When Rocksteady Studios first announced “Suicide Squad: Kill the Justice League,” I, like many fans, was skeptical about the direction the game was taking. The notion of a “live service game” and a “looter shooter” left me concerned, especially considering recent disappointments in the gaming industry, not to mention this being a huge departure from the Arkham franchise. However, as more details emerge and Rocksteady showcases their vision through the “Suicide Squad Insider” vidoc deep dive, my initial reservations are starting to wane.
The term “live service” has become somewhat of a buzzword in the gaming industry, often raising eyebrows among players who fear a focus on microtransactions, constant updates, and potentially sacrificing narrative depth for ongoing monetization. The recent example of Marvel’s Avengers, which faced a lukewarm reception and eventual cancellation due to its live service model, only fueled my skepticism further.
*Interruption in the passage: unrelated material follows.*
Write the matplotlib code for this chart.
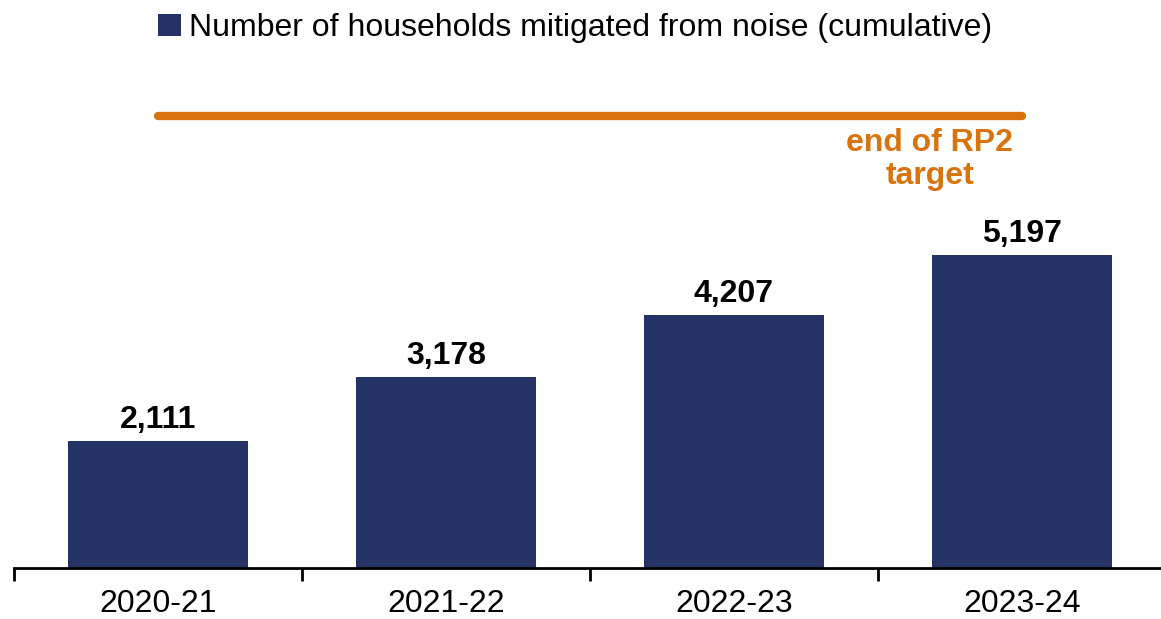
import matplotlib
matplotlib.use("Agg")
import matplotlib.pyplot as plt
from matplotlib.patches import Patch

categories = ["2020-21", "2021-22", "2022-23", "2023-24"]
households = [2111, 3178, 4207, 5197]
target = [7500, 7500, 7500, 7500]
legend_label = "Number of households mitigated from noise (cumulative)"
target_label = "end of RP2\ntarget"

bar_color = "#253266"
target_color = "#D9730D"

plt.rcParams["font.family"] = ["Liberation Sans", "DejaVu Sans"]

W, H = 1161, 619
fig = plt.figure(figsize=(W / 100, H / 100), dpi=100)
ppu = 313 / 5197.0
ymax = 8300
ax_h = ymax * ppu
ax = fig.add_axes([14 / W, 51 / H, 1152 / W, ax_h / H])

x = list(range(len(categories)))
bars = ax.bar(x, households, width=0.625, color=bar_color, zorder=2)
ax.plot(x, target, color=target_color, lw=6, solid_capstyle="round", zorder=3)

for xi, v in zip(x, households):
    ax.annotate(f"{v:,}", (xi, v), xytext=(0, 4), textcoords="offset points",
                ha="center", va="bottom", fontsize=23, fontweight="bold", color="black")

ax.text(2.68, 7500 - 200, target_label, ha="center", va="top", fontsize=23,
        fontweight="bold", color=target_color, linespacing=1.1)

ax.set_xlim(-0.5, 3.5)
ax.set_ylim(0, ymax)
ax.set_xticks(x)
ax.set_xticklabels(categories, fontsize=23)
ax.set_xticks([-0.5, 0.5, 1.5, 2.5, 3.5], minor=True)
ax.tick_params(axis="x", which="major", length=0, pad=15)
ax.tick_params(axis="x", which="minor", length=9, width=2, direction="out")
ax.set_yticks([])
for s in ["top", "right", "left"]:
    ax.spines[s].set_visible(False)
ax.spines["bottom"].set_linewidth(2)

handles = [Patch(facecolor=bar_color, edgecolor="none")]
fig.legend(handles, [legend_label], loc="center", bbox_to_anchor=(575 / W, 1 - 28 / H),
           frameon=False, fontsize=23, handlelength=0.7, handleheight=0.7,
           handletextpad=0.25, borderpad=0)

fig.savefig("out.png", dpi=100)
Rocksteady Studios seems keen on addressing these concerns head-on. The “Suicide Squad Insider” vidoc revealed promising gameplay footage, showcasing the game’s unique mechanics and the potential for an engaging narrative. Perhaps most importantly, the studio pledged to release a “huge amount of free content.” This commitment appears to be a strategic response to the outcry against the live service model.
The promise of significant free content is a positive step in the right direction. Rocksteady seems to be aware of the community’s concerns and is taking steps to build trust. The emphasis on providing additional content without additional cost suggests a commitment to keeping the player base engaged without constantly reaching into their wallets.
Marvel’s Avengers serves as a cautionary tale in the live service realm. The game faced criticism for its repetitive gameplay, lackluster content updates, and a seemingly endless grind for gear. Rocksteady Studios, having witnessed the challenges faced by their industry peers, has an opportunity to learn from these mistakes and ensure that “Suicide Squad: Kill the Justice League” avoids similar pitfalls.
Also, I feel it’s worth pointing out that this will be the last official project featuring the late Kevin Conroy as the voice of Batman. May he rest in peace.
While my initial skepticism about “Suicide Squad: Kill the Justice League” was rooted in concerns over its live service model, the recent unveiling by Rocksteady Studios has started to change my mind. The promising gameplay showcased in the vidoc and the commitment to a substantial amount of free content are encouraging signs that the studio is striving to deliver a satisfying gaming experience. However, only time will tell whether “Suicide Squad: Kill the Justice League” can successfully navigate the turbulent waters of the live service genre, or if it will succumb to the pitfalls that have plagued other titles in the past.